DCHECK_LE(state_, IDLE);
DCHECK(!audio_thread_);
DCHECK(!audio_callback_);
DCHECK(!alive_checker_);
#endif // DCHECK_IS_ON()
}
void AudioInputDevice::DetectedDeadInputStream() {
callback_->OnCaptureError("No audio received from audio capture device.");
}
// AudioInputDevice::AudioThreadCallback
AudioInputDevice::AudioThreadCallback::AudioThreadCallback(
const AudioParameters& audio_parameters,
base::ReadOnlySharedMemoryRegion shared_memory_region,
uint32_t total_segments,
bool enable_uma,
CaptureCallback* capture_callback,
base::RepeatingClosure got_data_callback_)
: AudioDeviceThread::Callback(
audio_parameters,
ComputeAudioInputBufferSize(audio_parameters, 1u),
total_segments),
enable_uma_(enable_uma),
shared_memory_region_(std::move(shared_memory_region)),
start_time_(base::TimeTicks::Now()),
no_callbacks_received_(true),
current_segment_id_(0u),
last_buffer_id_(UINT32_MAX),
capture_callback_(capture_callback),
got_data_callback_interval_in_frames_(kGotDataCallbackIntervalSeconds *
audio_parameters.sample_rate()),
frames_since_last_got_data_callback_(0),
got_data_callback_(std::move(got_data_callback_)) {
// CHECK that the shared memory is large enough. The memory allocated must
// be at least as large as expected.
CHECK_LE(memory_length_, shared_memory_region_.GetSize());
}
AudioInputDevice::AudioThreadCallback::~AudioThreadCallback() {
if (enable_uma_) {
UMA_HISTOGRAM_LONG_TIMES("Media.Audio.Capture.InputStreamDuration",
base::TimeTicks::Now() - start_time_);
}
}
void AudioInputDevice::AudioThreadCallback::MapSharedMemory() {
shared_memory_mapping_ = shared_memory_region_.MapAt(0, memory_length_);
// Create vector of audio buses by wrapping existing blocks of memory.
const uint8_t* ptr =
static_cast<const uint8_t*>(shared_memory_mapping_.memory());
for (uint32_t i = 0; i < total_segments_; ++i) {
const media::AudioInputBuffer* buffer =
reinterpret_cast<const media::AudioInputBuffer*>(ptr);
audio_buses_.push_back(
media::AudioBus::WrapReadOnlyMemory(audio_parameters_, buffer->audio));
ptr += segment_length_;
}
// Indicate that browser side capture initialization has succeeded and IPC
// channel initialized. This effectively completes the
// AudioCapturerSource::Start()' phase as far as the caller of that function
// is concerned.
capture_callback_->OnCaptureStarted();
}
void AudioInputDevice::AudioThreadCallback::Process(uint32_t pending_data) {
TRACE_EVENT_BEGIN0("audio", "AudioInputDevice::AudioThreadCallback::Process");
if (no_callbacks_received_) {
if (enable_uma_) {
UMA_HISTOGRAM_TIMES("Media.Audio.Render.InputDeviceStartTime",
base::TimeTicks::Now() - start_time_);
}
no_callbacks_received_ = false;
}
// The shared memory represents parameters, size of the data buffer and the
// actual data buffer containing audio data. Map the memory into this
// structure and parse out parameters and the data area.
const uint8_t* ptr =
static_cast<const uint8_t*>(shared_memory_mapping_.memory());
ptr += current_segment_id_ * segment_length_;
const AudioInputBuffer* buffer =
reinterpret_cast<const AudioInputBuffer*>(ptr);
// Usually this will be equal but in the case of low sample rate (e.g. 8kHz,
// the buffer may be bigger (on mac at least)).

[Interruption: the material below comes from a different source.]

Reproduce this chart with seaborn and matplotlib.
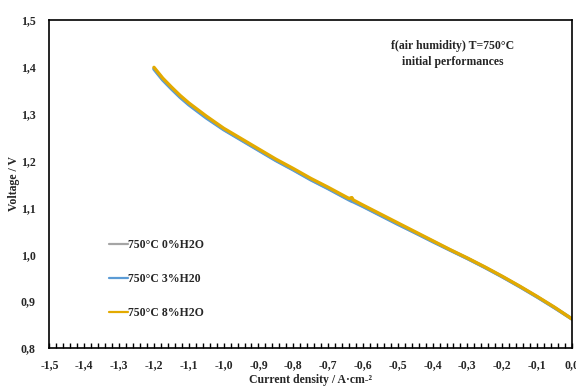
import matplotlib
matplotlib.use("Agg")
import matplotlib.pyplot as plt
import matplotlib.ticker as mticker
import numpy as np
import pandas as pd
import seaborn as sns

# Polarisation curves: current density (A/cm2) and cell voltage (V)
current = [-1.200, -1.175, -1.150, -1.125, -1.100, -1.075, -1.050, -1.000,
           -0.950, -0.900, -0.850, -0.800, -0.750, -0.700, -0.650, -0.640,
           -0.632, -0.628, -0.600, -0.550, -0.500, -0.450, -0.400, -0.350,
           -0.300, -0.250, -0.200, -0.150, -0.100, -0.050, 0.000]

voltage_0 = [1.397, 1.374, 1.355, 1.337, 1.321, 1.307, 1.293, 1.267,
             1.245, 1.223, 1.201, 1.181, 1.160, 1.141, 1.121, 1.118,
             1.120, 1.114, 1.103, 1.084, 1.065, 1.046, 1.028, 1.009,
             0.991, 0.972, 0.952, 0.931, 0.909, 0.886, 0.862]

voltage_3 = [1.395, 1.372, 1.353, 1.335, 1.319, 1.305, 1.291, 1.266,
             1.244, 1.222, 1.200, 1.180, 1.159, 1.140, 1.120, 1.116,
             1.113, 1.112, 1.102, 1.083, 1.064, 1.046, 1.027, 1.009,
             0.991, 0.972, 0.952, 0.931, 0.909, 0.886, 0.862]

voltage_8 = [1.399, 1.376, 1.357, 1.339, 1.323, 1.309, 1.295, 1.269,
             1.247, 1.225, 1.203, 1.183, 1.162, 1.143, 1.123, 1.119,
             1.121, 1.116, 1.105, 1.086, 1.067, 1.048, 1.029, 1.010,
             0.992, 0.973, 0.953, 0.932, 0.910, 0.887, 0.862]

series_names = ["750°C 0%H2O", "750°C 3%H20", "750°C 8%H2O"]
series_colors = ["#a5a5a5", "#5b9bd5", "#e3aa00"]

frames = []
for name, volt in zip(series_names, [voltage_0, voltage_3, voltage_8]):
    frames.append(pd.DataFrame({"current": current, "voltage": volt, "series": name}))
data = pd.concat(frames, ignore_index=True)

sns.set_style("white")
plt.rcParams["font.family"] = ["Liberation Serif", "DejaVu Serif"]
plt.rcParams["font.weight"] = "bold"

FS = 8.5

fig = plt.figure(figsize=(5.76, 3.87), dpi=100)
ax = fig.add_axes([0.0859, 0.1008, 0.907, 0.8475])

sns.lineplot(data=data, x="current", y="voltage", hue="series",
             hue_order=series_names, palette=series_colors,
             sort=False, estimator=None, linewidth=2.4, ax=ax, legend=True)

ax.set_xlim(-1.5, 0.0)
ax.set_ylim(0.8, 1.5)

comma = mticker.FuncFormatter(lambda v, p: f"{v:.1f}".replace(".", ","))
ax.xaxis.set_major_locator(mticker.MultipleLocator(0.1))
ax.xaxis.set_minor_locator(mticker.MultipleLocator(0.02))
ax.yaxis.set_major_locator(mticker.MultipleLocator(0.1))
ax.xaxis.set_major_formatter(comma)
ax.yaxis.set_major_formatter(comma)

ax.tick_params(axis="x", which="both", direction="in", length=3.5, width=1.0,
               color="black", bottom=True, labelsize=FS, pad=8)
ax.tick_params(axis="y", which="both", length=0, labelsize=FS, pad=10)
for lab in ax.get_xticklabels() + ax.get_yticklabels():
    lab.set_fontweight("bold")

for side in ["left", "right", "top", "bottom"]:
    ax.spines[side].set_visible(True)
    ax.spines[side].set_color("black")
    ax.spines[side].set_linewidth(1.2)

ax.set_xlabel("Current density / A·cm-²", fontsize=FS, fontweight="bold", labelpad=2)
ax.set_ylabel("Voltage / V", fontsize=FS, fontweight="bold")
ax.yaxis.set_label_coords(-0.056, 0.5)

ax.text(0.771, 0.895, "f(air humidity) T=750°C\ninitial performances",
        transform=ax.transAxes, ha="center", va="center",
        fontsize=FS, fontweight="bold", linespacing=1.45)

handles, labels = ax.get_legend_handles_labels()
for h in handles:
    h.set_linewidth(1.6)
ax.legend(handles, labels, loc="center left", bbox_to_anchor=(0.093, 0.21),
          frameon=False, handlelength=1.6, handletextpad=0.0,
          labelspacing=1.85, prop={"size": FS, "weight": "bold"})

fig.savefig("out.png", dpi=100)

DCHECK_GE(buffer->params.size,
segment_length_ - sizeof(AudioInputBufferParameters));
// Verify correct sequence.
if (buffer->params.id != last_buffer_id_ + 1) {
std::string message = base::StringPrintf(
"Incorrect buffer sequence. Expected = %u. Actual = %u.",
last_buffer_id_ + 1, buffer->params.id);
LOG(ERROR) << message;
capture_callback_->OnCaptureError(message);
}
if (current_segment_id_ != pending_data) {
std::string message = base::StringPrintf(
"Segment id not matching. Remote = %u. Local = %" PRIuS ".",
pending_data, current_segment_id_);
LOG(ERROR) << message;
capture_callback_->OnCaptureError(message);
}
last_buffer_id_ = buffer->params.id;
// Use pre-allocated audio bus wrapping existing block of shared memory.
const media::AudioBus* audio_bus = audio_buses_[current_segment_id_].get();
// Regularly inform that we have gotten data.
frames_since_last_got_data_callback_ += audio_bus->frames();
if (frames_since_last_got_data_callback_ >=
got_data_callback_interval_in_frames_) {
got_data_callback_.Run();
frames_since_last_got_data_callback_ = 0;
}
// Deliver captured data to the client in floating point format and update
// the audio delay measurement.
// TODO(olka, tommi): Take advantage of |capture_time| in the renderer.
const base::TimeTicks capture_time =
base::TimeTicks() +
base::TimeDelta::FromMicroseconds(buffer->params.capture_time_us);
const base::TimeTicks now_time = base::TimeTicks::Now();
DCHECK_GE(now_time, capture_time);
capture_callback_->Capture(audio_bus,
(now_time - capture_time).InMilliseconds(),
buffer->params.volume, buffer->params.key_pressed);
if (++current_segment_id_ >= total_segments_)
current_segment_id_ = 0u;
TRACE_EVENT_END2(
"audio", "AudioInputDevice::AudioThreadCallback::Process",
"capture_time (ms)", (capture_time - base::TimeTicks()).InMillisecondsF(),
"now_time (ms)", (now_time - base::TimeTicks()).InMillisecondsF());
}
} // namespace media